Sin embargo, este lugar albergó a los más grandes artistas judíos de su tiempo y se convirtió en el centro artístico más importante durante los últimos años de la Segunda Guerra Mundial. «Fue una especie de Festival de Salzburgo, ya que en Terezín estaba concentrada toda la inteligencia europea y los nazis lo aprovecharon en la medida que se veían obligados a mostrar lo que estaba pasando en los campos de concentración», asegura Güell.

Los nazis, y el ministro de Propaganda del Tercer Reich a la cabeza, Joseph Goebbels, diseñaron para Terezín «una especie de campo de concetración humano donde se trataría bien a los judíos». Para organizar esta «farsa», cuenta el autor, lo que hacen es embellecer el recinto y permitir a todos sus prisioneros que desarrollen sus actividades artísticas, de tal manera que dentro de sus muros se introducían no menos de cinco eventos culturales diarios (conciertos, óperas, representaciones teatrales, caberet). «Un milagro en mitad de la barbarie», subraya.

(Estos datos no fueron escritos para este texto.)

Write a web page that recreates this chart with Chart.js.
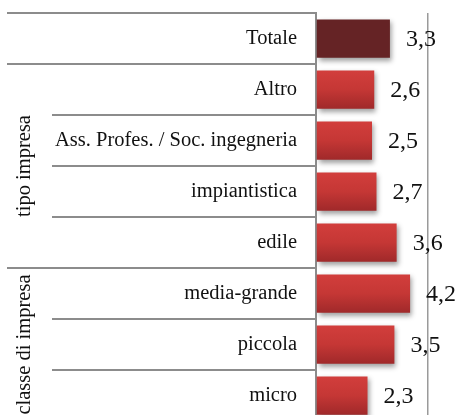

De todos estos hechos, los nazis rodaron una película, que fue encargada a uno de los prisioneros, el célebre director de cine Kurt Gerron, que la filmó y la tituló «Hitler regala una ciudad a los judíos». Con ello, tal y como señala Güell, «lo que quería el Tercer Reich era presentar esta farsa para convencer a los representantes de la Cruz Roja Internacional que visitaban el campo de Terezín de que el campo de concentración no era, como se decía, un lugar de muerte, de asesinatos y torturas, sino un sitio idílico donde se permitía a los judíos vivir en una especie de paraíso, permitiéndoles todo tipo de actividades».

«Nada más lejos de la realidad», asegura el también director de orquesta. «El arte y la música solo le sirvió a todos estos artistas en el campo de Terezín para mantener la esperanza hasta el final de sus vidas, antes de morir la gran mayoría en Auschwitz». Además, añade, «estos artistas consiguieron trasladar al resto de prisioneros una pulsión, una necesidad de entender la vida como algo que se puede renovar hasta el último momento, ya que la música, la literatura y el arte en general ayudan a enfrentarte y encontrarte a ti mismo, incluso en las peores circunstancias».

¿Cómo un pueblo tan amante del arte, como el alemán, fue capaz de las mayores atrocidades? El escritor intenta dar una respuesta a esta difícil pregunta en su novela. «Alemania, como gran heredera de la Grecia clásica, era el centro neurálgico de la cultura y del espíritu de su tiempo. Sin embargo, todos tenemos dentro dos melodías interiores: una buena nos acerca a ese sonido global de la naturaleza que vibra y nos dice que debemos acercarnos al otro y vivir junto a él con compasión. Y, por otro lado, una melodía mala, que nos enaltece y nos hace ocupar el mundo que nos rodea desde el egocentrismo acompañado de la pasión, que llevada al extremo puede hacernos cometer barbaridades».

De este modo, Güell llega a la siguiente conclusión: «La pasión sin compasión es algo limitado e incompleto. Los nazis tenían pasión, pero ni mucho menos tenían compasión. Esto es lo que llevó a los nazis a ser grandes amantes de las artes y, a la vez, cometer las mayores atrocidades de la historia de la humanidad».